Have you ever fallen in love with an author? The kind of love that makes you want to jump out of your skin because you’ve finally found it–you’ve found the one–the author who writes the way you want to read. It’s a magical thing to feel connected to someone through pages of a book. You feel like you know them, yet they’re a thousand miles away. For me, one of those authors is Anne Lamott.
She is an incredibly witty writer. She unashamedly shares too much in a way that makes you admire her and not judge her. The vulnerability she writes with is touching and poetic. Through her life, you get to see the rawness of humanity. Oftentimes in Christian circles, you find authors who shy away from the darkness of life. They want to appear more perfect as if that would make you like them. Lamott seems to do the opposite. Her humanness and openness are what draws people in.
She has written seventeen books to date and excels in nonfiction. Bird by Bird (published 1995) is an incredible book that helps writers understand the process of writing great content. She uses her own life to outline how writing is complicated yet rewarding. It’s a must-read for all aspiring writers. Operating Instructions (published 2005) is a parenting memoir that chronicles the first year of her motherhood. You can explore more of her work and biography here.
In Traveling Mercies (published 1999), you get to see how God loves the most interestingly odd and peculiar people. The book is a collection of essays about her life in the 1960s. She walks you through alcohol and drug addiction, bulimia, abortion, and loneliness. She paints a picture of her life, a time when she was lost beyond all reason and how God found her. One of my favorite lines from the book is:
“I had no big theological thoughts, but had discovered that if I said, Hello?, to God, I could feel God say, Hello, back. It was like being in a relationship with Casper.”
Lamott lived most of her early life isolated and didn’t know the Lord. I don’t want to spoil it for you because the book is so very good, and there are some beautiful surprises. You see God in a way that is refreshing and new. You begin to see Him as He woos this desperate, tired hippie into His family. It makes you love Him more and begin to see Lamott through His eyes, and you start to truly cherish her. Then, you realize how He must feel about you, and you begin to love yourself a little more, too. Lamott’s relationship with Jesus is very touching and comical. Here is a small snippet from Traveling Mercies where she describes her conversion experience:
The feeling was so strong that I actually turned on the light for a moment to make sure no one was there – of course, there wasn’t. But after a while, in the dark again, I knew beyond any doubt that it was Jesus. I felt him as surely as I feel my dog lying nearby as I write this.
And I was appalled. I thought about my life and my brilliant hilarious progressive friends. I thought about what everyone would think of me if I became a Christian, and it seemed an utterly impossible thing that simply could not be allowed to happen. I turned to the wall and said out loud, “I would rather die.”
I felt him just sitting there on his haunches in the corner of my sleeping loft, watching me with patience and love, and I squinched my eyes shut, but that didn’t help because that’s not what I was seeing him with. Finally, I fell asleep and in the morning, he was gone.

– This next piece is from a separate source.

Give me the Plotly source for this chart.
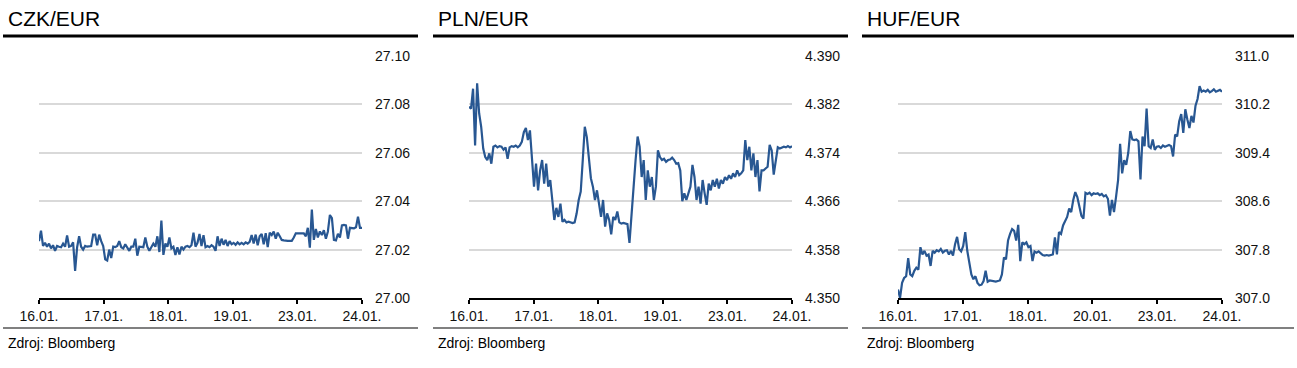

The experience spooked me badly, but I thought it was just an apparition, born of fear and self-loathing and loss of blood. But then everywhere I went, I had the feeling that a little cat was following me, wanting me to reach down and pick it up, wanting me to open the door and let it in. But I knew what would happen: you let a cat in one time, give it a little milk, and then it stays forever. So I tried to keep one step ahead of it, slamming my house door whenever I entered or left.
And one week later, when I went back to church, I was so hungover that I couldn’t stand up for the songs, and this time I stayed for the sermon, which I thought was so ridiculous, like someone trying to convince me of the existence of extraterrestrials, but the last song was so deep and raw and pure that I could not escape. It was as if the people were singing in between the notes, weeping and joyful at the same time, and I felt like their voices or something was rocking me in its bosom, holding me like a scared kid, and I opened up to that feeling – and it washed over me.
I began to cry and left before the benediction, and I raced home and felt the little cat running along my heels, and I walked down the dock past dozens of potted flowers, under a sky as blue as one of God’s own dreams, and I opened the door to my house, and I stood there a minute, and then I hung my head and said, “Okay. I quit.” I took a long deep breath and said out loud, “All right. You can come in.”
She is so unwaveringly wonderful in her writing. This was just a small tasting of her charm, but I feel confident that you will not regret reading more from her. And I challenge you to seek her out. Here is a great TED talk she delivered in April of 2017. Over all, Lamott is a writer you want to know and a friend you want to have. She inspires readers by opening her world to them so they feel welcomed like close friends, sitting and sipping coffee, having a heartfelt chat.